▶ _DO THIS_
Transcribe the material in full, exactly as written.

▶ _MATERIAL PROVIDED_
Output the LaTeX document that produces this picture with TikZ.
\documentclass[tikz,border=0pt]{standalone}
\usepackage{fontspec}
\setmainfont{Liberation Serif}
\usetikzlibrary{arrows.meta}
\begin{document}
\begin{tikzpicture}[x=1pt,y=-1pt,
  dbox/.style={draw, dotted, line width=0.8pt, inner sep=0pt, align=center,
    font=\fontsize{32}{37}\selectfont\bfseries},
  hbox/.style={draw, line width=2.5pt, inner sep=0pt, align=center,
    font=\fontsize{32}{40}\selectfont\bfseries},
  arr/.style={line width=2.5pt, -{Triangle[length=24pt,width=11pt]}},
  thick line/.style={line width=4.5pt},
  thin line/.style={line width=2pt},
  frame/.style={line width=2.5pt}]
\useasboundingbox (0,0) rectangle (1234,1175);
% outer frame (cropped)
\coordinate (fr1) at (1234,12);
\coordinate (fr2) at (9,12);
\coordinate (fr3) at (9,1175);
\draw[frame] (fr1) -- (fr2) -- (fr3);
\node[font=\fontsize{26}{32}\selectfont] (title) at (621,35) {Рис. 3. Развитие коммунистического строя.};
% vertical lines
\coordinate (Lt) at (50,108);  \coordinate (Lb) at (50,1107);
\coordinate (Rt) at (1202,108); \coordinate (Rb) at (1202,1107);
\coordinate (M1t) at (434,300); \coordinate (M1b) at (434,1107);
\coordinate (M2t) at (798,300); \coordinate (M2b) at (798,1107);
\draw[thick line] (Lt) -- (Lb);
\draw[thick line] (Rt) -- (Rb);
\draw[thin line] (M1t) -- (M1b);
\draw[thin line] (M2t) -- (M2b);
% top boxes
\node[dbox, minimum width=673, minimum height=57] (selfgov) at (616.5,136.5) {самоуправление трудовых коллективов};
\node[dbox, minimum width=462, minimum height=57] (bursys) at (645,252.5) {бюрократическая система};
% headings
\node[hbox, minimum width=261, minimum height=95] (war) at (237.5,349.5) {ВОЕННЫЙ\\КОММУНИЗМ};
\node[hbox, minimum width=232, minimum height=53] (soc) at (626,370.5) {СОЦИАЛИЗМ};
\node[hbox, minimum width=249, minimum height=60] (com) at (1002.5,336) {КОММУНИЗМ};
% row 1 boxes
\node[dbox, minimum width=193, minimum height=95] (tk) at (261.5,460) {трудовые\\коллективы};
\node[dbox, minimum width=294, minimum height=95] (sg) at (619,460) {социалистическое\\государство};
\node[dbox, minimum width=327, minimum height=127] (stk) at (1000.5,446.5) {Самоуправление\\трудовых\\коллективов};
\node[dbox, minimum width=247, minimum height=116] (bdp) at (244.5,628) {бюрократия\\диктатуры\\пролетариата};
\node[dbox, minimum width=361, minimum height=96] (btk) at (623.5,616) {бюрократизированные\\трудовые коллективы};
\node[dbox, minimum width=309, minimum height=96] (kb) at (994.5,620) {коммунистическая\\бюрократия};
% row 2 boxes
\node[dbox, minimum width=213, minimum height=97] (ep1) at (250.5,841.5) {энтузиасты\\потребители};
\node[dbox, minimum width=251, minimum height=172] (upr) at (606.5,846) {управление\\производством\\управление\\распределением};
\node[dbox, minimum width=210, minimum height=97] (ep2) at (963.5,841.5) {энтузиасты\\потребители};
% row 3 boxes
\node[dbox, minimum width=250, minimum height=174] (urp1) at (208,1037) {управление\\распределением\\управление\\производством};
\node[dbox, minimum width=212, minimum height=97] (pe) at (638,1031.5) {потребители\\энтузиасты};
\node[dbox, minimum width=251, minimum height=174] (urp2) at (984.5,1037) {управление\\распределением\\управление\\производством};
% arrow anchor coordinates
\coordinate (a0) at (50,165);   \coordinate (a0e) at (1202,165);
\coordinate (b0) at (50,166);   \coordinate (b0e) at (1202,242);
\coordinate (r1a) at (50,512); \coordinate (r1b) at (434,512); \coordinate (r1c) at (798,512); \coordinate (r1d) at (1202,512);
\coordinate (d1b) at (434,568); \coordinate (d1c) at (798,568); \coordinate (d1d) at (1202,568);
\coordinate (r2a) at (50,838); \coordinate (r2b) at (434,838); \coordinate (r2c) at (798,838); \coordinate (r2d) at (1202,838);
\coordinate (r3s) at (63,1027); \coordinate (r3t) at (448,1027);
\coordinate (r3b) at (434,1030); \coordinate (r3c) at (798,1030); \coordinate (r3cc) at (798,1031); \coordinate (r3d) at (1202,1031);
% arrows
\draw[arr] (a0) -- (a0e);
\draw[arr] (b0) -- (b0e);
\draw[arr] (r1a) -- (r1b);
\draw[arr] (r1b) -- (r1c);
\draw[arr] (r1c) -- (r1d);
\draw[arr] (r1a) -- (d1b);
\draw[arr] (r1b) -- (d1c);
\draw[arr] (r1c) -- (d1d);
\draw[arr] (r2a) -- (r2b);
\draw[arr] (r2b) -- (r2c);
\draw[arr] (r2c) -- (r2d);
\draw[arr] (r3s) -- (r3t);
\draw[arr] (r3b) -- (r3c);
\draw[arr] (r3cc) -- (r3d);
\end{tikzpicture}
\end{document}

▶ _RESPONSE_
Output the LaTeX document that produces this picture with TikZ.
\documentclass[tikz,border=0pt]{standalone}
\usepackage{fontspec}
\setmainfont{Liberation Serif}
\usetikzlibrary{arrows.meta}
\begin{document}
\begin{tikzpicture}[x=1pt,y=-1pt,
  dbox/.style={draw, dotted, line width=0.8pt, inner sep=0pt, align=center,
    font=\fontsize{32}{37}\selectfont\bfseries},
  hbox/.style={draw, line width=2.5pt, inner sep=0pt, align=center,
    font=\fontsize{32}{40}\selectfont\bfseries},
  arr/.style={line width=2.5pt, -{Triangle[length=24pt,width=11pt]}},
  thick line/.style={line width=4.5pt},
  thin line/.style={line width=2pt},
  frame/.style={line width=2.5pt}]
\useasboundingbox (0,0) rectangle (1234,1175);
% outer frame (cropped)
\coordinate (fr1) at (1234,12);
\coordinate (fr2) at (9,12);
\coordinate (fr3) at (9,1175);
\draw[frame] (fr1) -- (fr2) -- (fr3);
\node[font=\fontsize{26}{32}\selectfont] (title) at (621,35) {Рис. 3. Развитие коммунистического строя.};
% vertical lines
\coordinate (Lt) at (50,108);  \coordinate (Lb) at (50,1107);
\coordinate (Rt) at (1202,108); \coordinate (Rb) at (1202,1107);
\coordinate (M1t) at (434,300); \coordinate (M1b) at (434,1107);
\coordinate (M2t) at (798,300); \coordinate (M2b) at (798,1107);
\draw[thick line] (Lt) -- (Lb);
\draw[thick line] (Rt) -- (Rb);
\draw[thin line] (M1t) -- (M1b);
\draw[thin line] (M2t) -- (M2b);
% top boxes
\node[dbox, minimum width=673, minimum height=57] (selfgov) at (616.5,136.5) {самоуправление трудовых коллективов};
\node[dbox, minimum width=462, minimum height=57] (bursys) at (645,252.5) {бюрократическая система};
% headings
\node[hbox, minimum width=261, minimum height=95] (war) at (237.5,349.5) {ВОЕННЫЙ\\КОММУНИЗМ};
\node[hbox, minimum width=232, minimum height=53] (soc) at (626,370.5) {СОЦИАЛИЗМ};
\node[hbox, minimum width=249, minimum height=60] (com) at (1002.5,336) {КОММУНИЗМ};
% row 1 boxes
\node[dbox, minimum width=193, minimum height=95] (tk) at (261.5,460) {трудовые\\коллективы};
\node[dbox, minimum width=294, minimum height=95] (sg) at (619,460) {социалистическое\\государство};
\node[dbox, minimum width=327, minimum height=127] (stk) at (1000.5,446.5) {Самоуправление\\трудовых\\коллективов};
\node[dbox, minimum width=247, minimum height=116] (bdp) at (244.5,628) {бюрократия\\диктатуры\\пролетариата};
\node[dbox, minimum width=361, minimum height=96] (btk) at (623.5,616) {бюрократизированные\\трудовые коллективы};
\node[dbox, minimum width=309, minimum height=96] (kb) at (994.5,620) {коммунистическая\\бюрократия};
% row 2 boxes
\node[dbox, minimum width=213, minimum height=97] (ep1) at (250.5,841.5) {энтузиасты\\потребители};
\node[dbox, minimum width=251, minimum height=172] (upr) at (606.5,846) {управление\\производством\\управление\\распределением};
\node[dbox, minimum width=210, minimum height=97] (ep2) at (963.5,841.5) {энтузиасты\\потребители};
% row 3 boxes
\node[dbox, minimum width=250, minimum height=174] (urp1) at (208,1037) {управление\\распределением\\управление\\производством};
\node[dbox, minimum width=212, minimum height=97] (pe) at (638,1031.5) {потребители\\энтузиасты};
\node[dbox, minimum width=251, minimum height=174] (urp2) at (984.5,1037) {управление\\распределением\\управление\\производством};
% arrow anchor coordinates
\coordinate (a0) at (50,165);   \coordinate (a0e) at (1202,165);
\coordinate (b0) at (50,166);   \coordinate (b0e) at (1202,242);
\coordinate (r1a) at (50,512); \coordinate (r1b) at (434,512); \coordinate (r1c) at (798,512); \coordinate (r1d) at (1202,512);
\coordinate (d1b) at (434,568); \coordinate (d1c) at (798,568); \coordinate (d1d) at (1202,568);
\coordinate (r2a) at (50,838); \coordinate (r2b) at (434,838); \coordinate (r2c) at (798,838); \coordinate (r2d) at (1202,838);
\coordinate (r3s) at (63,1027); \coordinate (r3t) at (448,1027);
\coordinate (r3b) at (434,1030); \coordinate (r3c) at (798,1030); \coordinate (r3cc) at (798,1031); \coordinate (r3d) at (1202,1031);
% arrows
\draw[arr] (a0) -- (a0e);
\draw[arr] (b0) -- (b0e);
\draw[arr] (r1a) -- (r1b);
\draw[arr] (r1b) -- (r1c);
\draw[arr] (r1c) -- (r1d);
\draw[arr] (r1a) -- (d1b);
\draw[arr] (r1b) -- (d1c);
\draw[arr] (r1c) -- (d1d);
\draw[arr] (r2a) -- (r2b);
\draw[arr] (r2b) -- (r2c);
\draw[arr] (r2c) -- (r2d);
\draw[arr] (r3s) -- (r3t);
\draw[arr] (r3b) -- (r3c);
\draw[arr] (r3cc) -- (r3d);
\end{tikzpicture}
\end{document}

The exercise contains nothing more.